▶ [Task data]:

>> Start

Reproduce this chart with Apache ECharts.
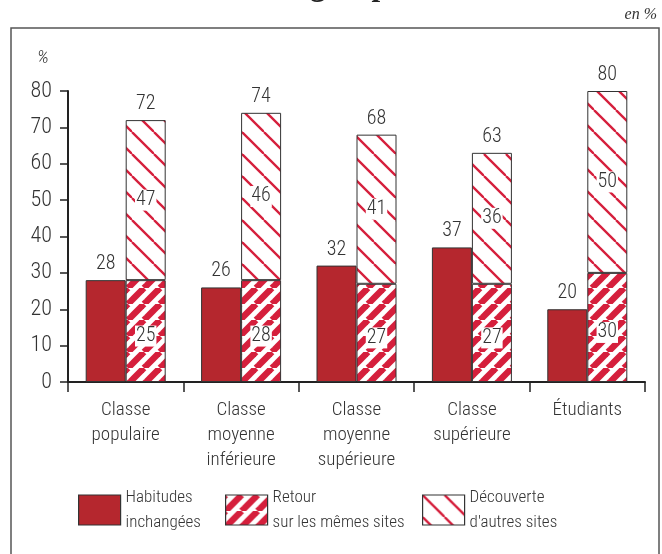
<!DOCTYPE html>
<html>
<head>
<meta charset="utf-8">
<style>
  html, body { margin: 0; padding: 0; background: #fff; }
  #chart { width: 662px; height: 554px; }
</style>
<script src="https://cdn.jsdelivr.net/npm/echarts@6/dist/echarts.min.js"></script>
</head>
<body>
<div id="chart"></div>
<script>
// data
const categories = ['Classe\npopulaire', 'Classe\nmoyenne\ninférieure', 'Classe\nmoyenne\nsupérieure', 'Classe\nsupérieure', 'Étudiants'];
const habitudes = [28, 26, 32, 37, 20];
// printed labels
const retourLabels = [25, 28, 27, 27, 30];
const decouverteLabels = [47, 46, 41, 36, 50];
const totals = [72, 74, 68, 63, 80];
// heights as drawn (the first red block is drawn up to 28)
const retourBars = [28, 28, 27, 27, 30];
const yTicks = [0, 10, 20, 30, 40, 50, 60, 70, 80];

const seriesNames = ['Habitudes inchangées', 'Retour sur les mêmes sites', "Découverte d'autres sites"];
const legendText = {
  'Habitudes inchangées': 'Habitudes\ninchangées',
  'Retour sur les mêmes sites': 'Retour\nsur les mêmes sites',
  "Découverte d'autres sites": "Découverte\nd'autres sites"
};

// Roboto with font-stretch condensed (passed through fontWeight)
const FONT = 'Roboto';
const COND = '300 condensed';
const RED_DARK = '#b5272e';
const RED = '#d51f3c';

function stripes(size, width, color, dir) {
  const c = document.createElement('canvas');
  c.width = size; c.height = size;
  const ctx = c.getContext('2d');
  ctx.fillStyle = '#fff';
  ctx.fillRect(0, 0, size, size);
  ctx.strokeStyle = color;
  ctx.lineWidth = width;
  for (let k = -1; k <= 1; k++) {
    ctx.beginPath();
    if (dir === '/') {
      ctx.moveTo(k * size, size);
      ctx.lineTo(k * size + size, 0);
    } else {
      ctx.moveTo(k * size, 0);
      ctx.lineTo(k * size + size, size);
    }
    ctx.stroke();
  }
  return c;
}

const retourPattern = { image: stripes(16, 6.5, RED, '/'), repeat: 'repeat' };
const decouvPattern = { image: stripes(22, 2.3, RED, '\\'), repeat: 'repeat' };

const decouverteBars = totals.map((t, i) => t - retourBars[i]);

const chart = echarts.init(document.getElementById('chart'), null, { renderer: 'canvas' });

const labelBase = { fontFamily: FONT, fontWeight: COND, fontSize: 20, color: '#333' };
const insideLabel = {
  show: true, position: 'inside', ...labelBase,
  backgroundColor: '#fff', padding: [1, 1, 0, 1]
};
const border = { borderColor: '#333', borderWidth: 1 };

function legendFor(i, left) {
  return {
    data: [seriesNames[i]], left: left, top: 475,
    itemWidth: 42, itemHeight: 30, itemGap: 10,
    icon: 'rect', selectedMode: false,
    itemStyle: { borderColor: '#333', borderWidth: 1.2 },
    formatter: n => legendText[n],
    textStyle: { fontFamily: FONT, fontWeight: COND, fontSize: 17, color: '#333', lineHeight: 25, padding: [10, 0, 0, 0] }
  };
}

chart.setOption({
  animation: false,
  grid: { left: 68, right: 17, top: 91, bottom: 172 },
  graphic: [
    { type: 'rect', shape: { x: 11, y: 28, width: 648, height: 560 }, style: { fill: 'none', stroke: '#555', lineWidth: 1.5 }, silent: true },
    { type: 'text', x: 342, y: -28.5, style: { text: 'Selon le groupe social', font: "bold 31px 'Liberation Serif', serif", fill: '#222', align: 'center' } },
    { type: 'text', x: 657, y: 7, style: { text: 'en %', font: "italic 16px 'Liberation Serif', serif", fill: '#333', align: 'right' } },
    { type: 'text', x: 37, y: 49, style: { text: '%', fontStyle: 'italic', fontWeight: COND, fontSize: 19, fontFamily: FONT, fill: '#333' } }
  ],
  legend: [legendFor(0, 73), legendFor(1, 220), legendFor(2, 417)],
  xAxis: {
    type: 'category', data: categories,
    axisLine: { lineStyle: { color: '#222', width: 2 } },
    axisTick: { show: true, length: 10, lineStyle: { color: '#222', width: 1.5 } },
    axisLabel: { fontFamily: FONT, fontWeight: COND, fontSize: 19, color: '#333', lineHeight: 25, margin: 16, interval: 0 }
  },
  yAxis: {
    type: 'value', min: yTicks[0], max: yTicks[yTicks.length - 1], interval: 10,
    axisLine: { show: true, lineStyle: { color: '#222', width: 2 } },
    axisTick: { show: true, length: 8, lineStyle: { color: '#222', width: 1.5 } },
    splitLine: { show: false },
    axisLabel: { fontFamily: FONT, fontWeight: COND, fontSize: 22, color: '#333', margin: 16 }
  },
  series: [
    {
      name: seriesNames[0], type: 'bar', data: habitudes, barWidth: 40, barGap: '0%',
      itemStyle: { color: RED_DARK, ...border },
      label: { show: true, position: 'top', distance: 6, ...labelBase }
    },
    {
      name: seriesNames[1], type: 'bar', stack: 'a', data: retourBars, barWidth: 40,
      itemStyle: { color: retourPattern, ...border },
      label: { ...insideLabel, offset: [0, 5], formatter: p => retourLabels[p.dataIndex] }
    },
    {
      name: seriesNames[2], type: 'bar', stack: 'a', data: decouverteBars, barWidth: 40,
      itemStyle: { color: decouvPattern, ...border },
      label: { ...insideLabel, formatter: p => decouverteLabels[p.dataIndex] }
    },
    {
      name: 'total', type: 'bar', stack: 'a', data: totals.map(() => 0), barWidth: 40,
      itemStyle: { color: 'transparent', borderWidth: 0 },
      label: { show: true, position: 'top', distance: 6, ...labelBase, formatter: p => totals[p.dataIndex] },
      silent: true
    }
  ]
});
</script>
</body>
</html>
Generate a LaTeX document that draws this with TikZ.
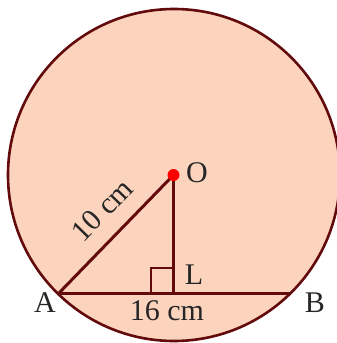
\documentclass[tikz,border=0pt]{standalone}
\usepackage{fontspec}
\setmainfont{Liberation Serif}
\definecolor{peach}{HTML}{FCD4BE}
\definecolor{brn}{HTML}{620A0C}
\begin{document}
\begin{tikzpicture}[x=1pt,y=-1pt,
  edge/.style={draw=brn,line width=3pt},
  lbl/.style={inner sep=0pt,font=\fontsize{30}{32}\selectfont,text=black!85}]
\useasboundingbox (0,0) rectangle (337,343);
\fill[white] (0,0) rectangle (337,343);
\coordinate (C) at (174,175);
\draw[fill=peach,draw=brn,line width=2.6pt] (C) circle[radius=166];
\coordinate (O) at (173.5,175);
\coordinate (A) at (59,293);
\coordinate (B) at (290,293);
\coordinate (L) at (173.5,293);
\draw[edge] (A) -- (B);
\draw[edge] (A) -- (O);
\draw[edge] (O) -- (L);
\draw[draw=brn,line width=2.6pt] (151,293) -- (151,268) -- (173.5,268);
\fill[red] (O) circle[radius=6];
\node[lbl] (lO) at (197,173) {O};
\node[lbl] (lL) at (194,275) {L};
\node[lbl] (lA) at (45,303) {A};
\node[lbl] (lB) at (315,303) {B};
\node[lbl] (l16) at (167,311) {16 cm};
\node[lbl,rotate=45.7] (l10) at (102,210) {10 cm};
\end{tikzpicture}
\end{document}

>> End

▶ [Stated exercise]: Reproduce every line of the material precisely, omitting its pictures.

▶ [Task answer]:
Reproduce this chart with Apache ECharts.
<!DOCTYPE html>
<html>
<head>
<meta charset="utf-8">
<style>
  html, body { margin: 0; padding: 0; background: #fff; }
  #chart { width: 662px; height: 554px; }
</style>
<script src="https://cdn.jsdelivr.net/npm/echarts@6/dist/echarts.min.js"></script>
</head>
<body>
<div id="chart"></div>
<script>
// data
const categories = ['Classe\npopulaire', 'Classe\nmoyenne\ninférieure', 'Classe\nmoyenne\nsupérieure', 'Classe\nsupérieure', 'Étudiants'];
const habitudes = [28, 26, 32, 37, 20];
// printed labels
const retourLabels = [25, 28, 27, 27, 30];
const decouverteLabels = [47, 46, 41, 36, 50];
const totals = [72, 74, 68, 63, 80];
// heights as drawn (the first red block is drawn up to 28)
const retourBars = [28, 28, 27, 27, 30];
const yTicks = [0, 10, 20, 30, 40, 50, 60, 70, 80];

const seriesNames = ['Habitudes inchangées', 'Retour sur les mêmes sites', "Découverte d'autres sites"];
const legendText = {
  'Habitudes inchangées': 'Habitudes\ninchangées',
  'Retour sur les mêmes sites': 'Retour\nsur les mêmes sites',
  "Découverte d'autres sites": "Découverte\nd'autres sites"
};

// Roboto with font-stretch condensed (passed through fontWeight)
const FONT = 'Roboto';
const COND = '300 condensed';
const RED_DARK = '#b5272e';
const RED = '#d51f3c';

function stripes(size, width, color, dir) {
  const c = document.createElement('canvas');
  c.width = size; c.height = size;
  const ctx = c.getContext('2d');
  ctx.fillStyle = '#fff';
  ctx.fillRect(0, 0, size, size);
  ctx.strokeStyle = color;
  ctx.lineWidth = width;
  for (let k = -1; k <= 1; k++) {
    ctx.beginPath();
    if (dir === '/') {
      ctx.moveTo(k * size, size);
      ctx.lineTo(k * size + size, 0);
    } else {
      ctx.moveTo(k * size, 0);
      ctx.lineTo(k * size + size, size);
    }
    ctx.stroke();
  }
  return c;
}

const retourPattern = { image: stripes(16, 6.5, RED, '/'), repeat: 'repeat' };
const decouvPattern = { image: stripes(22, 2.3, RED, '\\'), repeat: 'repeat' };

const decouverteBars = totals.map((t, i) => t - retourBars[i]);

const chart = echarts.init(document.getElementById('chart'), null, { renderer: 'canvas' });

const labelBase = { fontFamily: FONT, fontWeight: COND, fontSize: 20, color: '#333' };
const insideLabel = {
  show: true, position: 'inside', ...labelBase,
  backgroundColor: '#fff', padding: [1, 1, 0, 1]
};
const border = { borderColor: '#333', borderWidth: 1 };

function legendFor(i, left) {
  return {
    data: [seriesNames[i]], left: left, top: 475,
    itemWidth: 42, itemHeight: 30, itemGap: 10,
    icon: 'rect', selectedMode: false,
    itemStyle: { borderColor: '#333', borderWidth: 1.2 },
    formatter: n => legendText[n],
    textStyle: { fontFamily: FONT, fontWeight: COND, fontSize: 17, color: '#333', lineHeight: 25, padding: [10, 0, 0, 0] }
  };
}

chart.setOption({
  animation: false,
  grid: { left: 68, right: 17, top: 91, bottom: 172 },
  graphic: [
    { type: 'rect', shape: { x: 11, y: 28, width: 648, height: 560 }, style: { fill: 'none', stroke: '#555', lineWidth: 1.5 }, silent: true },
    { type: 'text', x: 342, y: -28.5, style: { text: 'Selon le groupe social', font: "bold 31px 'Liberation Serif', serif", fill: '#222', align: 'center' } },
    { type: 'text', x: 657, y: 7, style: { text: 'en %', font: "italic 16px 'Liberation Serif', serif", fill: '#333', align: 'right' } },
    { type: 'text', x: 37, y: 49, style: { text: '%', fontStyle: 'italic', fontWeight: COND, fontSize: 19, fontFamily: FONT, fill: '#333' } }
  ],
  legend: [legendFor(0, 73), legendFor(1, 220), legendFor(2, 417)],
  xAxis: {
    type: 'category', data: categories,
    axisLine: { lineStyle: { color: '#222', width: 2 } },
    axisTick: { show: true, length: 10, lineStyle: { color: '#222', width: 1.5 } },
    axisLabel: { fontFamily: FONT, fontWeight: COND, fontSize: 19, color: '#333', lineHeight: 25, margin: 16, interval: 0 }
  },
  yAxis: {
    type: 'value', min: yTicks[0], max: yTicks[yTicks.length - 1], interval: 10,
    axisLine: { show: true, lineStyle: { color: '#222', width: 2 } },
    axisTick: { show: true, length: 8, lineStyle: { color: '#222', width: 1.5 } },
    splitLine: { show: false },
    axisLabel: { fontFamily: FONT, fontWeight: COND, fontSize: 22, color: '#333', margin: 16 }
  },
  series: [
    {
      name: seriesNames[0], type: 'bar', data: habitudes, barWidth: 40, barGap: '0%',
      itemStyle: { color: RED_DARK, ...border },
      label: { show: true, position: 'top', distance: 6, ...labelBase }
    },
    {
      name: seriesNames[1], type: 'bar', stack: 'a', data: retourBars, barWidth: 40,
      itemStyle: { color: retourPattern, ...border },
      label: { ...insideLabel, offset: [0, 5], formatter: p => retourLabels[p.dataIndex] }
    },
    {
      name: seriesNames[2], type: 'bar', stack: 'a', data: decouverteBars, barWidth: 40,
      itemStyle: { color: decouvPattern, ...border },
      label: { ...insideLabel, formatter: p => decouverteLabels[p.dataIndex] }
    },
    {
      name: 'total', type: 'bar', stack: 'a', data: totals.map(() => 0), barWidth: 40,
      itemStyle: { color: 'transparent', borderWidth: 0 },
      label: { show: true, position: 'top', distance: 6, ...labelBase, formatter: p => totals[p.dataIndex] },
      silent: true
    }
  ]
});
</script>
</body>
</html>
Generate a LaTeX document that draws this with TikZ.
\documentclass[tikz,border=0pt]{standalone}
\usepackage{fontspec}
\setmainfont{Liberation Serif}
\definecolor{peach}{HTML}{FCD4BE}
\definecolor{brn}{HTML}{620A0C}
\begin{document}
\begin{tikzpicture}[x=1pt,y=-1pt,
  edge/.style={draw=brn,line width=3pt},
  lbl/.style={inner sep=0pt,font=\fontsize{30}{32}\selectfont,text=black!85}]
\useasboundingbox (0,0) rectangle (337,343);
\fill[white] (0,0) rectangle (337,343);
\coordinate (C) at (174,175);
\draw[fill=peach,draw=brn,line width=2.6pt] (C) circle[radius=166];
\coordinate (O) at (173.5,175);
\coordinate (A) at (59,293);
\coordinate (B) at (290,293);
\coordinate (L) at (173.5,293);
\draw[edge] (A) -- (B);
\draw[edge] (A) -- (O);
\draw[edge] (O) -- (L);
\draw[draw=brn,line width=2.6pt] (151,293) -- (151,268) -- (173.5,268);
\fill[red] (O) circle[radius=6];
\node[lbl] (lO) at (197,173) {O};
\node[lbl] (lL) at (194,275) {L};
\node[lbl] (lA) at (45,303) {A};
\node[lbl] (lB) at (315,303) {B};
\node[lbl] (l16) at (167,311) {16 cm};
\node[lbl,rotate=45.7] (l10) at (102,210) {10 cm};
\end{tikzpicture}
\end{document}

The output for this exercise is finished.